__Exercise objective__: Retype each line of the listing below, from the first through the one holding "const ref = useRef<HTMLDivElement>(null);", with no other lines.

################

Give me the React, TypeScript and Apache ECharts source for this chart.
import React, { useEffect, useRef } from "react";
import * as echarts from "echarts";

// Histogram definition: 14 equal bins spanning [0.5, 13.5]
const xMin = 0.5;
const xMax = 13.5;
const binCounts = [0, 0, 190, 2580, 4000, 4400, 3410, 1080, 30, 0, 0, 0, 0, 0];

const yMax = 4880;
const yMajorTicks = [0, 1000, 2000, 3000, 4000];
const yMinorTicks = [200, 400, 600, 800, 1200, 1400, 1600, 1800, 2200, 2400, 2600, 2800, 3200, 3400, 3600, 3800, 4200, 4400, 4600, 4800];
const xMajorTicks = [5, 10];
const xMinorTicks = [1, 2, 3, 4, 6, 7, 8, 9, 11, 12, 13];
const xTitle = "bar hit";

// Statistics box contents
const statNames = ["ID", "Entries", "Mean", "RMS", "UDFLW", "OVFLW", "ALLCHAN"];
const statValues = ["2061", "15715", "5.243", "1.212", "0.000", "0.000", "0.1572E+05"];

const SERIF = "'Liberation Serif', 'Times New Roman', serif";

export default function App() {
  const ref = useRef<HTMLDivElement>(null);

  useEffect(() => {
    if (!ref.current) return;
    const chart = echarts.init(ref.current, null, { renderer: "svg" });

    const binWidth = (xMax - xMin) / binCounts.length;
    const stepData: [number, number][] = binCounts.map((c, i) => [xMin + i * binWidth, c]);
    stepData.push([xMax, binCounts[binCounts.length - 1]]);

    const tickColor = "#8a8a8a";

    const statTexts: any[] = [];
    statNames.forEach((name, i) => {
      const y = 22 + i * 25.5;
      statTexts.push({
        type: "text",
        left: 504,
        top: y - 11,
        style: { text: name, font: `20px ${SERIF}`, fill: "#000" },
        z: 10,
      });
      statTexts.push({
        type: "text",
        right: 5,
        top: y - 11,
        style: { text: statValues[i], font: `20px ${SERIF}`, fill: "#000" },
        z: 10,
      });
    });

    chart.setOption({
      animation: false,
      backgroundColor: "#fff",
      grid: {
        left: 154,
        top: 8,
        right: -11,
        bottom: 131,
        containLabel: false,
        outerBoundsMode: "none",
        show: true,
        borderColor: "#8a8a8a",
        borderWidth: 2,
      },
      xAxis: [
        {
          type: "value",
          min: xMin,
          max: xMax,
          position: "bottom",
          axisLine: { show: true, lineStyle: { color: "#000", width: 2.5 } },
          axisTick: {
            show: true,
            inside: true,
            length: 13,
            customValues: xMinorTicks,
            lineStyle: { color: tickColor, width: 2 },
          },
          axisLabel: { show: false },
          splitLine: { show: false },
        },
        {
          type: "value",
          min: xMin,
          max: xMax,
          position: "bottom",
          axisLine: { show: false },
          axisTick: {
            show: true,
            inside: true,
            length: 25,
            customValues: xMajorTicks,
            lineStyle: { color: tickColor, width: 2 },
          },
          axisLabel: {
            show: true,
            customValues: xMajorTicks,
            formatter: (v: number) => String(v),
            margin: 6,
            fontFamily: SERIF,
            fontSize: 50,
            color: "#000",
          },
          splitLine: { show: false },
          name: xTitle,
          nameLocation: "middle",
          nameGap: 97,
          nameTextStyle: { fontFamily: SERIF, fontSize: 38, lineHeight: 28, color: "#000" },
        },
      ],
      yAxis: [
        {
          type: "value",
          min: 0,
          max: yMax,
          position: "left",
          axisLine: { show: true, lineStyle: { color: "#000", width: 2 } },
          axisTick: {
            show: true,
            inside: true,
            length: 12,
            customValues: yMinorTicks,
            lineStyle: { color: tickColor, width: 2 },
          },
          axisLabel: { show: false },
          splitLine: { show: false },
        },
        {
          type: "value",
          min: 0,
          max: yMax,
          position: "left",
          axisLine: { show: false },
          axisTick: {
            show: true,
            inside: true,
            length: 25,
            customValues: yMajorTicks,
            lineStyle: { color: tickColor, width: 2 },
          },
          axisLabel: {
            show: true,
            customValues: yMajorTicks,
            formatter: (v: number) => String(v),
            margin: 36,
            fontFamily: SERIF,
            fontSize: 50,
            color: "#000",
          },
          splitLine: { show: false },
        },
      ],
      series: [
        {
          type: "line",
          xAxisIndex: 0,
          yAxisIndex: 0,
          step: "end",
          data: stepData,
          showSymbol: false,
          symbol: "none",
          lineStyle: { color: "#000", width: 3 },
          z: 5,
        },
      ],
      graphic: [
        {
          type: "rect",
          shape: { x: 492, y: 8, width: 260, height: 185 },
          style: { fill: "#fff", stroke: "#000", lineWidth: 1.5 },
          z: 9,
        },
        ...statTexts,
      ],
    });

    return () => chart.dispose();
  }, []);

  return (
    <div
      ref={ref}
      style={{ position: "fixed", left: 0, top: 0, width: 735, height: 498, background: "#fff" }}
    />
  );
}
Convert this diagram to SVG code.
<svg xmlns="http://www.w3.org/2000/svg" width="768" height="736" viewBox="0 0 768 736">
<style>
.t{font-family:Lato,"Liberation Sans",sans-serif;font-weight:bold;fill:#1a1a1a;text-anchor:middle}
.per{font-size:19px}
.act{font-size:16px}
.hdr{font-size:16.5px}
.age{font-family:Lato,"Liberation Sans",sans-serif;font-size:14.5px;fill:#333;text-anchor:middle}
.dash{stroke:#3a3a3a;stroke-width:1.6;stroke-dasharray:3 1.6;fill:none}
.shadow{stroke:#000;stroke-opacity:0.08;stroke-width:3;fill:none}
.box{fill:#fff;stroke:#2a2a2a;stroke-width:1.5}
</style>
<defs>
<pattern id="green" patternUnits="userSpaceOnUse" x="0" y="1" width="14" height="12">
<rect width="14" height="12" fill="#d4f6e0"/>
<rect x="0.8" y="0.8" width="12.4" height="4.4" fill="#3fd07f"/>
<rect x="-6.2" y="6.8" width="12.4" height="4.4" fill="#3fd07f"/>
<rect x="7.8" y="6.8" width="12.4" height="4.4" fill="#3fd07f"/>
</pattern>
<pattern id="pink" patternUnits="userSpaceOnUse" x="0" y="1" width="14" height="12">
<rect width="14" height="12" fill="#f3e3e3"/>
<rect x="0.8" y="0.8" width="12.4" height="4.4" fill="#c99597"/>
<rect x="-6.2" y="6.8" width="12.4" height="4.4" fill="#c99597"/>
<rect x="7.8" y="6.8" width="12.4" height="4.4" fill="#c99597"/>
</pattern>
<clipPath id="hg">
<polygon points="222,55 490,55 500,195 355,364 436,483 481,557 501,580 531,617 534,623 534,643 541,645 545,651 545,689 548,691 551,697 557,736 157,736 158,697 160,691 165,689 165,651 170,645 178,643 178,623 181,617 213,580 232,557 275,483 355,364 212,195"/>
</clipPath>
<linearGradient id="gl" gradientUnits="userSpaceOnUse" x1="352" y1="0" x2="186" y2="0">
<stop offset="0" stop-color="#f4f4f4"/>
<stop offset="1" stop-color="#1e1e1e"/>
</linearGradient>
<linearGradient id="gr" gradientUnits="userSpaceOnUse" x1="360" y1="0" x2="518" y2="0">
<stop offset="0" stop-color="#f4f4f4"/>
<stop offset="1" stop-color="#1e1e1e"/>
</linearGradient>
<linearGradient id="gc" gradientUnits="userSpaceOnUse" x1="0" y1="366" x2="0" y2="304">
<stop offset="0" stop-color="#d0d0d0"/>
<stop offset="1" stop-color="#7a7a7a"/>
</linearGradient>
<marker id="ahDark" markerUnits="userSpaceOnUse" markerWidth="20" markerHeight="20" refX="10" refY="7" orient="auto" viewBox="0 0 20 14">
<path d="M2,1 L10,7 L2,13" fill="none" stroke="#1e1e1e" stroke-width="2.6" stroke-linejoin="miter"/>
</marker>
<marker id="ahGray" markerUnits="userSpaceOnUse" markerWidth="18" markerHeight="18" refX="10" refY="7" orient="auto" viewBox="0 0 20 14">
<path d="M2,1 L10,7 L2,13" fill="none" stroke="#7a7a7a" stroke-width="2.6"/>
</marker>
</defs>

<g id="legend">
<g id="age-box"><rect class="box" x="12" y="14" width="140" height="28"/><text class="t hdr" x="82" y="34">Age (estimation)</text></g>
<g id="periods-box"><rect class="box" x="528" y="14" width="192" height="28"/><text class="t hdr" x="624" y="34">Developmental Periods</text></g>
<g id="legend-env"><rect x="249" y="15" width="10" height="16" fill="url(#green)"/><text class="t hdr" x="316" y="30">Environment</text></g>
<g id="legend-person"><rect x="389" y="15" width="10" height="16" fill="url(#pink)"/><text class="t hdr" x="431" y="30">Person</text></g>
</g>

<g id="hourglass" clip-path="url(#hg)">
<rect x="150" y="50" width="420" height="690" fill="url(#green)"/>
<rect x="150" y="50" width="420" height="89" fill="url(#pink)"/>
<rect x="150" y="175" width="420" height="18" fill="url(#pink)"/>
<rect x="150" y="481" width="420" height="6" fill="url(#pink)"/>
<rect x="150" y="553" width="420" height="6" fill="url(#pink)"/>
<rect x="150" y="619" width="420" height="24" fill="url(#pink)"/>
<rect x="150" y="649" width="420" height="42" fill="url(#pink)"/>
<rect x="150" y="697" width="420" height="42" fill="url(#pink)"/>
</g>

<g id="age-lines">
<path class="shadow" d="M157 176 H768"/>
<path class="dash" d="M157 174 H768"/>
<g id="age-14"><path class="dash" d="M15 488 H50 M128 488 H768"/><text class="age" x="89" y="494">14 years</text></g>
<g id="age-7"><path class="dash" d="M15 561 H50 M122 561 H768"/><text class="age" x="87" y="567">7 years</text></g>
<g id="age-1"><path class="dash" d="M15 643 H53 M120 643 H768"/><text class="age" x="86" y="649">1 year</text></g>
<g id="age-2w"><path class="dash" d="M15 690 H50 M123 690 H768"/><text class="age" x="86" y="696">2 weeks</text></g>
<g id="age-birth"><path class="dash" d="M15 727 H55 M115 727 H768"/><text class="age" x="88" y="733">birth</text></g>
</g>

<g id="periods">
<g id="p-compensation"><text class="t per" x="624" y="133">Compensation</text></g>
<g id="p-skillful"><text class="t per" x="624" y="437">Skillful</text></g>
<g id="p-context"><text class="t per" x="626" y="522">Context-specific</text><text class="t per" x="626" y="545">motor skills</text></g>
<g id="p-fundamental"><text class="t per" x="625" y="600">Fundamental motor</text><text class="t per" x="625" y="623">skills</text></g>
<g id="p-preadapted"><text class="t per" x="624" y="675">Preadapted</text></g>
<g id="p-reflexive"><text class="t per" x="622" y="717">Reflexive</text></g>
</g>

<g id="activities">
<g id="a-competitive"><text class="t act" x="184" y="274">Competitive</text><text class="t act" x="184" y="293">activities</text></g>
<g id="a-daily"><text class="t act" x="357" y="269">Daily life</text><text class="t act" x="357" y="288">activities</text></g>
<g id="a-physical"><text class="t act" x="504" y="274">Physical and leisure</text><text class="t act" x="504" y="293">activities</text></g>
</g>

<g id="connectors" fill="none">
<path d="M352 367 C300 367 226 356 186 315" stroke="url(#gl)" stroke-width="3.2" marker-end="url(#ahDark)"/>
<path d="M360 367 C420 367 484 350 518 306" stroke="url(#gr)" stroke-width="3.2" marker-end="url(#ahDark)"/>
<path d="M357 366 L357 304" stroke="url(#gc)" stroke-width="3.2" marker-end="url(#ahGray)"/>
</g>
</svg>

################

__Solution__:
Give me the React, TypeScript and Apache ECharts source for this chart.
import React, { useEffect, useRef } from "react";
import * as echarts from "echarts";

// Histogram definition: 14 equal bins spanning [0.5, 13.5]
const xMin = 0.5;
const xMax = 13.5;
const binCounts = [0, 0, 190, 2580, 4000, 4400, 3410, 1080, 30, 0, 0, 0, 0, 0];

const yMax = 4880;
const yMajorTicks = [0, 1000, 2000, 3000, 4000];
const yMinorTicks = [200, 400, 600, 800, 1200, 1400, 1600, 1800, 2200, 2400, 2600, 2800, 3200, 3400, 3600, 3800, 4200, 4400, 4600, 4800];
const xMajorTicks = [5, 10];
const xMinorTicks = [1, 2, 3, 4, 6, 7, 8, 9, 11, 12, 13];
const xTitle = "bar hit";

// Statistics box contents
const statNames = ["ID", "Entries", "Mean", "RMS", "UDFLW", "OVFLW", "ALLCHAN"];
const statValues = ["2061", "15715", "5.243", "1.212", "0.000", "0.000", "0.1572E+05"];

const SERIF = "'Liberation Serif', 'Times New Roman', serif";

export default function App() {
  const ref = useRef<HTMLDivElement>(null);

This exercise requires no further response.